The below is a market reaction to the US Federal Reserve raising rates from one of the many investment companies we use for our clients’ portfolios.
The US Federal Reserve under Janet Yellen succeeded last night in raising rates and getting a positive market response. The S&P 500, which had risen before the rate move was announced, was up a further 1% after the rate rise closing up 1.4% on the day. This was despite the recent falls in the oil price, ongoing China concerns, Argentina’s devaluation of its currency and Brazil being downgraded below investment grade.

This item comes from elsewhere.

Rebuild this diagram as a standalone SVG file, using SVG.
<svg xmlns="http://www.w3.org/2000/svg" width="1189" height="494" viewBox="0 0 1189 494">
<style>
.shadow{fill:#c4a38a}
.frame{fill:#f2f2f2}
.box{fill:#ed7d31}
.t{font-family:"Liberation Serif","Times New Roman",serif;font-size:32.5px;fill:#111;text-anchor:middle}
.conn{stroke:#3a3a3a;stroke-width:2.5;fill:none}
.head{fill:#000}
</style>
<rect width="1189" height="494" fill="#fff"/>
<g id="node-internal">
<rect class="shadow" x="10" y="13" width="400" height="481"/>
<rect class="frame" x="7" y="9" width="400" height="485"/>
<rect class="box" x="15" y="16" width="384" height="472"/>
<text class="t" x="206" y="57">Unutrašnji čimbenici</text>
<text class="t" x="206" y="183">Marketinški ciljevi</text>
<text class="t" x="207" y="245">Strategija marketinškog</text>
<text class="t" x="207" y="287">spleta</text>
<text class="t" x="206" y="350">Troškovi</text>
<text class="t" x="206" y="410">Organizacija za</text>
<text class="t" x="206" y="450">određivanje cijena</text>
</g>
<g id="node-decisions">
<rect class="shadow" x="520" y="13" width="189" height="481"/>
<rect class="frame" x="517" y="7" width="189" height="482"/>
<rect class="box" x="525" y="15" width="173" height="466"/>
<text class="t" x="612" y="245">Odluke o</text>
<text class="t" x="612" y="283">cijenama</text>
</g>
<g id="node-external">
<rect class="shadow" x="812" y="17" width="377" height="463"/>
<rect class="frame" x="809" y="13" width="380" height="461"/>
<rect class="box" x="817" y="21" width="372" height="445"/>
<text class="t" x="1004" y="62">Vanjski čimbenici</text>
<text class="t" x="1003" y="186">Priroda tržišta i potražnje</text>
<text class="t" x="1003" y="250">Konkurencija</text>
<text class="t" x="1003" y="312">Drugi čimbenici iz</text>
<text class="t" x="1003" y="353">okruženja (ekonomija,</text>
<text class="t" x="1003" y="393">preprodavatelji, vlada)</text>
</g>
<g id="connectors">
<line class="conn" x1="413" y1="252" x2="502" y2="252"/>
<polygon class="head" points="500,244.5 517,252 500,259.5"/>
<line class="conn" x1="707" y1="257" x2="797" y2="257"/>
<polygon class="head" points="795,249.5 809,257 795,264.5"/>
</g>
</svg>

Janet Yellen had prepared the market well. The upward revision of growth expectations and the reference to only gradual rate rises helped. Far Eastern markets have welcomed the news also rising and FTSE futures are indicating a positive opening in London (FTSE 100 December Future up ~86 as I write). 10 year US treasury yields were virtually unchanged after the announcements and there is likely to be little knock on effect on the Gilt market.

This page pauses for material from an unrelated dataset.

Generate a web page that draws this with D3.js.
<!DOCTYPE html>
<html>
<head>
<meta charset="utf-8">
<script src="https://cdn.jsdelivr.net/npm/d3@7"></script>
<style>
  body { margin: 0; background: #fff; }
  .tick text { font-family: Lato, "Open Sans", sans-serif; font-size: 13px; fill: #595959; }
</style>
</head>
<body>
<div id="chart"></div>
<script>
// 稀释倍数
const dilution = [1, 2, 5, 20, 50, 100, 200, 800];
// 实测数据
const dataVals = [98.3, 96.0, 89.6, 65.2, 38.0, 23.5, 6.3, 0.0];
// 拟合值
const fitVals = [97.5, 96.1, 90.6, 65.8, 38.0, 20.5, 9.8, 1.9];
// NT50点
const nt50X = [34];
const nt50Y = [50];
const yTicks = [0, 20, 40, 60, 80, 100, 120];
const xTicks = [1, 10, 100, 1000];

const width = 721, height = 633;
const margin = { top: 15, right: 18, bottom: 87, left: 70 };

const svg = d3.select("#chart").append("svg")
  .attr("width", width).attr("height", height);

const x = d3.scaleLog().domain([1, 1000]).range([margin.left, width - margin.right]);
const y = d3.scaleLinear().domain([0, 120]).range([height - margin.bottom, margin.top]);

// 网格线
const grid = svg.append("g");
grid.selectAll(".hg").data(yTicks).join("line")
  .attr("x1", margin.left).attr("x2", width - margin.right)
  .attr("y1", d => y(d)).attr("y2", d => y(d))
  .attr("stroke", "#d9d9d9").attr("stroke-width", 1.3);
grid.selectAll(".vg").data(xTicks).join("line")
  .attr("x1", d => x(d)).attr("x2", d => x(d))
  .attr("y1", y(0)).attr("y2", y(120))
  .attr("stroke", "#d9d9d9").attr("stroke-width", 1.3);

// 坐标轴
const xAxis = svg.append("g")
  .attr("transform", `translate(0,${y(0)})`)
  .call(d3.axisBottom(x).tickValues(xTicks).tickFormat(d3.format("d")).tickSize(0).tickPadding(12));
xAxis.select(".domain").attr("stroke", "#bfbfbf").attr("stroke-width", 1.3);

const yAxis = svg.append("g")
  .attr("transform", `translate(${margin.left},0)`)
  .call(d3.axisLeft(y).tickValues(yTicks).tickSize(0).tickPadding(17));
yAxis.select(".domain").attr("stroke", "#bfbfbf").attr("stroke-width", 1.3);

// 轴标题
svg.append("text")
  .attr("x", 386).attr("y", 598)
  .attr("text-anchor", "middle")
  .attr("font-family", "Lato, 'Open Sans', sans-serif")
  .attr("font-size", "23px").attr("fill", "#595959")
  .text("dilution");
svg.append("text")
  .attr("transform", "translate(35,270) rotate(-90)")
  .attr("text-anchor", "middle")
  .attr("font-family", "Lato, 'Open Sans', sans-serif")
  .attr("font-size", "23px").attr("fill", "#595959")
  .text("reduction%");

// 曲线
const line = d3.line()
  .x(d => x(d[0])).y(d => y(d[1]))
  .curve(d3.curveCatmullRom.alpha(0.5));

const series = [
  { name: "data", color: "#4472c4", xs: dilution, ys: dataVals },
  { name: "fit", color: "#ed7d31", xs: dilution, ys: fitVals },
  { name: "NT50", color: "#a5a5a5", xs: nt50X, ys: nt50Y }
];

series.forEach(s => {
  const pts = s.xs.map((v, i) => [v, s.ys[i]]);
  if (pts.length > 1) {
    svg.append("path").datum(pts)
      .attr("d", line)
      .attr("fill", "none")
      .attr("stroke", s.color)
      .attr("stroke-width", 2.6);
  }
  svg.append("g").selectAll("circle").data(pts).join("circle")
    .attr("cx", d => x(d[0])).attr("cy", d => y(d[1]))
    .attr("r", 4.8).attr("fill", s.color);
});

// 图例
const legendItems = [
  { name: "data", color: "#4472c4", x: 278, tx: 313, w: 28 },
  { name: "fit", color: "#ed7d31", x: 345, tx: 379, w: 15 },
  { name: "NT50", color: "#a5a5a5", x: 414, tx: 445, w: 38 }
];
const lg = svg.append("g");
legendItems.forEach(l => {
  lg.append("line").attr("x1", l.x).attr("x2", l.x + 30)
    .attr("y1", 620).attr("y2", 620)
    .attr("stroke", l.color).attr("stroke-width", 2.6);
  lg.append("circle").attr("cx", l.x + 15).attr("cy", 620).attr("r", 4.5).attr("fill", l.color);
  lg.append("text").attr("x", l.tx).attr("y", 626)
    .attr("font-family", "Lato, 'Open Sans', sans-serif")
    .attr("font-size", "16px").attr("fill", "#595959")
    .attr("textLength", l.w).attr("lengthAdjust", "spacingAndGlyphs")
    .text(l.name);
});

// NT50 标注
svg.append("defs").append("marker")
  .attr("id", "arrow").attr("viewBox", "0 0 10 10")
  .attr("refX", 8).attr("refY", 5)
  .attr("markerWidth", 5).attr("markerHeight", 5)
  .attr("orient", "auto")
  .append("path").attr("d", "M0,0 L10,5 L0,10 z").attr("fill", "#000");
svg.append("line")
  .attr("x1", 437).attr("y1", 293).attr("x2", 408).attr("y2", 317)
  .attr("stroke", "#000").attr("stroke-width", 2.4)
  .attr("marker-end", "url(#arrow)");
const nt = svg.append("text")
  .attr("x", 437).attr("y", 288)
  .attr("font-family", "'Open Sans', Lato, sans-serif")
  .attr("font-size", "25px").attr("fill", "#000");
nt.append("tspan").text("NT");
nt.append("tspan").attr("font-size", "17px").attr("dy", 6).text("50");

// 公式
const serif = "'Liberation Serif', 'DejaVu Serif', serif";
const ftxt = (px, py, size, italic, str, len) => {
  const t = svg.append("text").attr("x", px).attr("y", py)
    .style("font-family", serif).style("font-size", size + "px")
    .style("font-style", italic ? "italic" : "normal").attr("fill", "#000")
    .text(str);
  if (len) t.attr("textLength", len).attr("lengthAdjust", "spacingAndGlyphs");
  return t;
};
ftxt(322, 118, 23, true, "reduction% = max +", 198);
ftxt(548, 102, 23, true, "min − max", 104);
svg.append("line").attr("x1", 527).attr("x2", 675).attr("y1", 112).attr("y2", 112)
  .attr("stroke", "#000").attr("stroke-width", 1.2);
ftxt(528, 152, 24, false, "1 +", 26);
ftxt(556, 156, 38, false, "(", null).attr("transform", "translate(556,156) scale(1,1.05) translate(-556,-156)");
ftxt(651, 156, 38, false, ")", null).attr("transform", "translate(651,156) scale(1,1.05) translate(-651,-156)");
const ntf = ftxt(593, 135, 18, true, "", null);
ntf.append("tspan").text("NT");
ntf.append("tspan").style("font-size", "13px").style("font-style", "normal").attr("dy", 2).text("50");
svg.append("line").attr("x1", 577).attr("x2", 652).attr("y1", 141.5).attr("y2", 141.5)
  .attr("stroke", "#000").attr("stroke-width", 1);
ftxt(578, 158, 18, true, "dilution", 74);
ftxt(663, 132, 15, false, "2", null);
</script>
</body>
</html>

The last US rate rising cycle was between June 2004 and June 2006 when the Fed raised rates from 1% to 5.25% moving in steady 0.25% moves. During this time the S&P 500 returned 15%. At the start of the cycle consumer prices were rising at over 3% but at this time the December 2016 CPI showed a rise of only 0.5%, even core inflation ex food and energy was only 2%.
The Fed has indicated that they will be looking for signs of a inflation picking up for further rate rises. The so called dot plot of rate expectations shows their expectation for next year is for three to four more rises. I believe even this gradual rate may be steeper than what we actually get. The futures market currently prices an expectation of two rate rise next year.
I have no doubt that Mark Carney would also like to prepare the markets for a rate rise in the UK but will have to wait for some time to be able to move. The Bank of England have a 2% inflation target but with CPI well below this level and continued negative rates in Europe, it is hard to see a move here until the second half of next year at the earliest.
Overall we can maintain our positive stance on Equity markets into the year end.